If you consider yourself a musicologist, this chapter may not be for you. As the title implies, my aim is not to break new ground in the field so much as to introduce the lay of the land, as I currently find it, to those whose disciplines do not ordinarily address music as an object of study. Since many scholars of visual culture will already be familiar with aspects of the academic study of music, the following pages are not intended as a beginner’s guide or “how to” manual. Instead, I propose a holistic, if necessarily selective and subjective, account of the history and priorities of (predominantly Anglo-American) musicology. What this brief survey lacks in detail, I hope it makes up for in usefulness. At any rate, my remarks and observations are not offered as conclusive statements on the discipline, but rather as a means of “joining the dots” and focusing further discussion. I begin by addressing musicology’s problematic disciplinary identity before introducing some late-nineteenth-and twentieth-century figures whose work has formed the backdrop to a number of ongoing debates.

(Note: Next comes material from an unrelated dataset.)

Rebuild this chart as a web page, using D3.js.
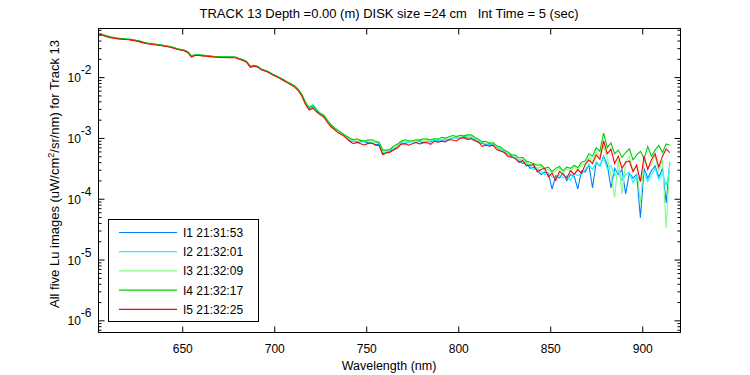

I then consider what might be called the “privileged objects” of musical study, as well as the challenge to music’s object status signaled by performance-oriented approaches. The chapter ends in an optimistic mood with some personal reflections on the present state of musicology and speculation regarding future areas of research. While all of the above is offered with art historians in mind, I do not attempt to flag up each shared interest or every occasion for dialogue, but prefer to leave it to readers to establish such connections for themselves.